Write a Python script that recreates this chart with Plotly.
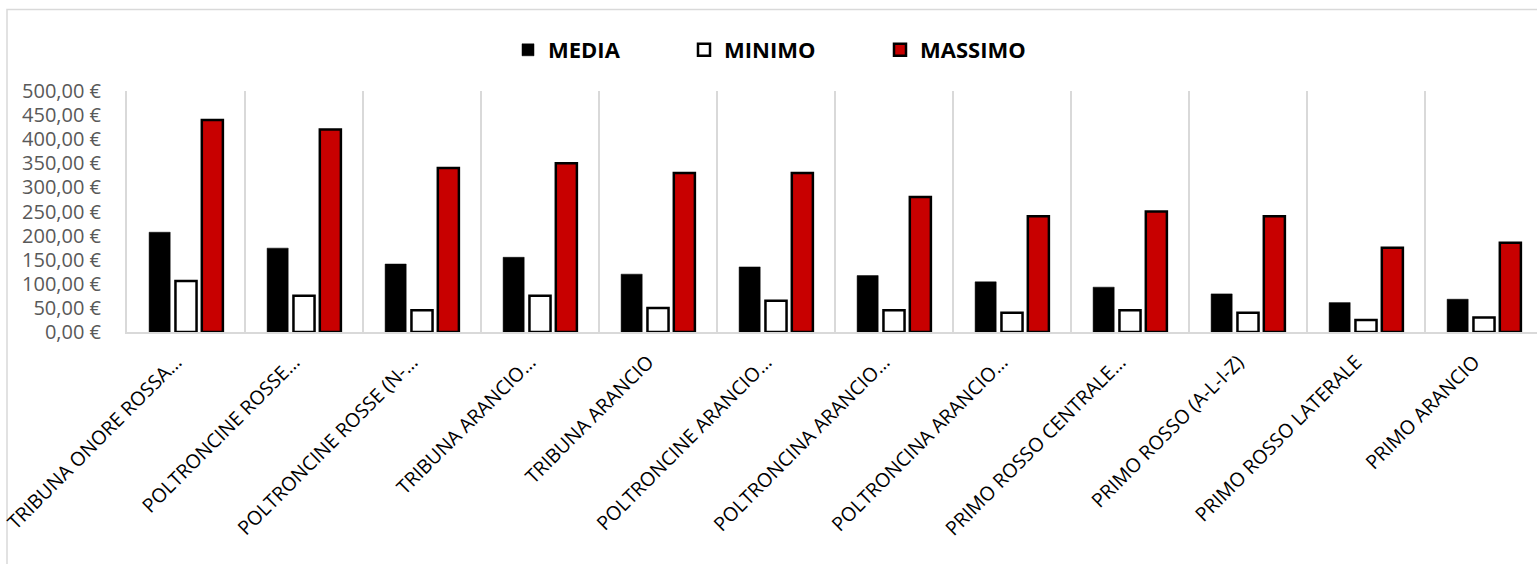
import plotly.graph_objects as go

# Seat categories (labels as shown on the axis, some truncated)
categories = [
    "TRIBUNA ONORE ROSSA…",
    "POLTRONCINE ROSSE…",
    "POLTRONCINE ROSSE (N-…",
    "TRIBUNA ARANCIO…",
    "TRIBUNA ARANCIO",
    "POLTRONCINE ARANCIO…",
    "POLTRONCINA ARANCIO…",
    "POLTRONCINA ARANCIO…",
    "PRIMO ROSSO CENTRALE…",
    "PRIMO ROSSO (A-L-I-Z)",
    "PRIMO ROSSO LATERALE",
    "PRIMO ARANCIO",
]

media = [207, 174, 141, 155, 120, 135, 117, 104, 93, 79, 61, 68]
minimo = [106, 75, 45, 75, 50, 65, 45, 40, 45, 40, 25, 30]
massimo = [440, 420, 340, 350, 330, 330, 280, 240, 250, 240, 175, 185]

y_ticks = [0, 50, 100, 150, 200, 250, 300, 350, 400, 450, 500]
y_tick_labels = [f"{v:.2f}".replace(".", ",") + " €" for v in y_ticks]

W, H = 1537, 564
ML, MR, MT, MB = 127, 0, 91, 232
PW = W - ML - MR
PH = H - MT - MB
CAT_PX = 118  # width of one category slot

x = list(range(len(categories)))
FONT = "Open Sans"
RED = "#C80000"
GRID = "#D9D9D9"


def px_x(p):
    return (p - ML) / PW


def px_y(p):
    return (MT + PH - p) / PH


fig = go.Figure()
fig.add_trace(go.Bar(
    x=x, y=media, name="MEDIA", legend="legend",
    marker=dict(color="#000000", line=dict(color="#000000", width=0.5)),
))
fig.add_trace(go.Bar(
    x=x, y=minimo, name="MINIMO", legend="legend2",
    marker=dict(color="#FFFFFF", line=dict(color="#000000", width=2.5)),
))
fig.add_trace(go.Bar(
    x=x, y=massimo, name="MASSIMO", legend="legend3",
    marker=dict(color=RED, line=dict(color="#000000", width=2.5)),
))

legend_style = dict(
    orientation="h", xanchor="left", yanchor="middle", y=px_y(50),
    font=dict(family=FONT, size=22, color="#000000", weight="bold"),
    bgcolor="rgba(0,0,0,0)", borderwidth=0, itemwidth=30,
    itemclick=False, itemdoubleclick=False,
)

# Chart frame
fig.add_shape(
    type="rect", xref="paper", yref="paper",
    x0=px_x(7), x1=px_x(W + 10), y0=px_y(H + 10), y1=px_y(9.5),
    line=dict(color=GRID, width=1.5), fillcolor="rgba(0,0,0,0)", layer="below",
)

fig.update_layout(
    width=W, height=H,
    margin=dict(l=ML, r=MR, t=MT, b=MB, pad=0),
    paper_bgcolor="#FFFFFF", plot_bgcolor="#FFFFFF",
    barmode="group", bargap=0.33, bargroupgap=0.2,
    font=dict(family=FONT),
    showlegend=True,
    legend=dict(x=px_x(508), **legend_style),
    legend2=dict(x=px_x(684), **legend_style),
    legend3=dict(x=px_x(880), **legend_style),
    xaxis=dict(
        range=[-0.5, -0.5 + PW / CAT_PX],
        tickmode="array", tickvals=x, ticktext=categories,
        tickangle=-45, showgrid=False, zeroline=False,
        showline=True, linecolor=GRID, linewidth=2,
        ticks="", ticklabelshift=-10, ticklabelstandoff=9,
        ticklabeloverflow="allow",
        tickfont=dict(family=FONT, size=19.5, color="#000000"),
        minor=dict(tickmode="linear", tick0=-0.5, dtick=1, showgrid=True,
                   gridcolor=GRID, gridwidth=2, ticks=""),
    ),
    yaxis=dict(
        range=[0, 500], tickmode="array", tickvals=y_ticks,
        ticktext=y_tick_labels,
        showgrid=False, zeroline=False,
        showline=True, linecolor=GRID, linewidth=2,
        ticks="", ticklabelstandoff=20,
        tickfont=dict(family=FONT, size=20, color="#595959"),
    ),
)

fig.write_html("out.html")
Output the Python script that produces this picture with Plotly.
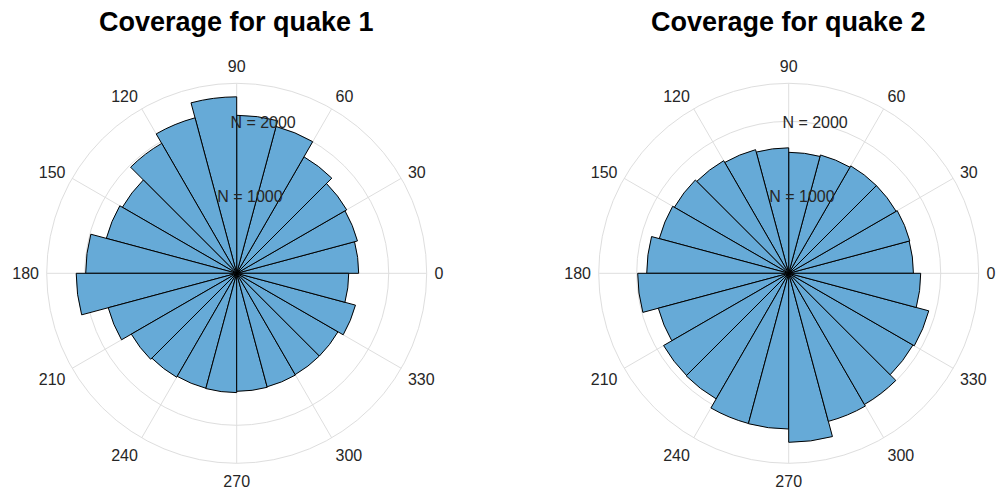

● Goal: All records should be output exactly, with the pictures left out.

● Answer for the task:
Write a Python script that recreates this chart with Plotly.
import plotly.graph_objects as go

# Seat categories (labels as shown on the axis, some truncated)
categories = [
    "TRIBUNA ONORE ROSSA…",
    "POLTRONCINE ROSSE…",
    "POLTRONCINE ROSSE (N-…",
    "TRIBUNA ARANCIO…",
    "TRIBUNA ARANCIO",
    "POLTRONCINE ARANCIO…",
    "POLTRONCINA ARANCIO…",
    "POLTRONCINA ARANCIO…",
    "PRIMO ROSSO CENTRALE…",
    "PRIMO ROSSO (A-L-I-Z)",
    "PRIMO ROSSO LATERALE",
    "PRIMO ARANCIO",
]

media = [207, 174, 141, 155, 120, 135, 117, 104, 93, 79, 61, 68]
minimo = [106, 75, 45, 75, 50, 65, 45, 40, 45, 40, 25, 30]
massimo = [440, 420, 340, 350, 330, 330, 280, 240, 250, 240, 175, 185]

y_ticks = [0, 50, 100, 150, 200, 250, 300, 350, 400, 450, 500]
y_tick_labels = [f"{v:.2f}".replace(".", ",") + " €" for v in y_ticks]

W, H = 1537, 564
ML, MR, MT, MB = 127, 0, 91, 232
PW = W - ML - MR
PH = H - MT - MB
CAT_PX = 118  # width of one category slot

x = list(range(len(categories)))
FONT = "Open Sans"
RED = "#C80000"
GRID = "#D9D9D9"


def px_x(p):
    return (p - ML) / PW


def px_y(p):
    return (MT + PH - p) / PH


fig = go.Figure()
fig.add_trace(go.Bar(
    x=x, y=media, name="MEDIA", legend="legend",
    marker=dict(color="#000000", line=dict(color="#000000", width=0.5)),
))
fig.add_trace(go.Bar(
    x=x, y=minimo, name="MINIMO", legend="legend2",
    marker=dict(color="#FFFFFF", line=dict(color="#000000", width=2.5)),
))
fig.add_trace(go.Bar(
    x=x, y=massimo, name="MASSIMO", legend="legend3",
    marker=dict(color=RED, line=dict(color="#000000", width=2.5)),
))

legend_style = dict(
    orientation="h", xanchor="left", yanchor="middle", y=px_y(50),
    font=dict(family=FONT, size=22, color="#000000", weight="bold"),
    bgcolor="rgba(0,0,0,0)", borderwidth=0, itemwidth=30,
    itemclick=False, itemdoubleclick=False,
)

# Chart frame
fig.add_shape(
    type="rect", xref="paper", yref="paper",
    x0=px_x(7), x1=px_x(W + 10), y0=px_y(H + 10), y1=px_y(9.5),
    line=dict(color=GRID, width=1.5), fillcolor="rgba(0,0,0,0)", layer="below",
)

fig.update_layout(
    width=W, height=H,
    margin=dict(l=ML, r=MR, t=MT, b=MB, pad=0),
    paper_bgcolor="#FFFFFF", plot_bgcolor="#FFFFFF",
    barmode="group", bargap=0.33, bargroupgap=0.2,
    font=dict(family=FONT),
    showlegend=True,
    legend=dict(x=px_x(508), **legend_style),
    legend2=dict(x=px_x(684), **legend_style),
    legend3=dict(x=px_x(880), **legend_style),
    xaxis=dict(
        range=[-0.5, -0.5 + PW / CAT_PX],
        tickmode="array", tickvals=x, ticktext=categories,
        tickangle=-45, showgrid=False, zeroline=False,
        showline=True, linecolor=GRID, linewidth=2,
        ticks="", ticklabelshift=-10, ticklabelstandoff=9,
        ticklabeloverflow="allow",
        tickfont=dict(family=FONT, size=19.5, color="#000000"),
        minor=dict(tickmode="linear", tick0=-0.5, dtick=1, showgrid=True,
                   gridcolor=GRID, gridwidth=2, ticks=""),
    ),
    yaxis=dict(
        range=[0, 500], tickmode="array", tickvals=y_ticks,
        ticktext=y_tick_labels,
        showgrid=False, zeroline=False,
        showline=True, linecolor=GRID, linewidth=2,
        ticks="", ticklabelstandoff=20,
        tickfont=dict(family=FONT, size=20, color="#595959"),
    ),
)

fig.write_html("out.html")
Output the Python script that produces this picture with Plotly.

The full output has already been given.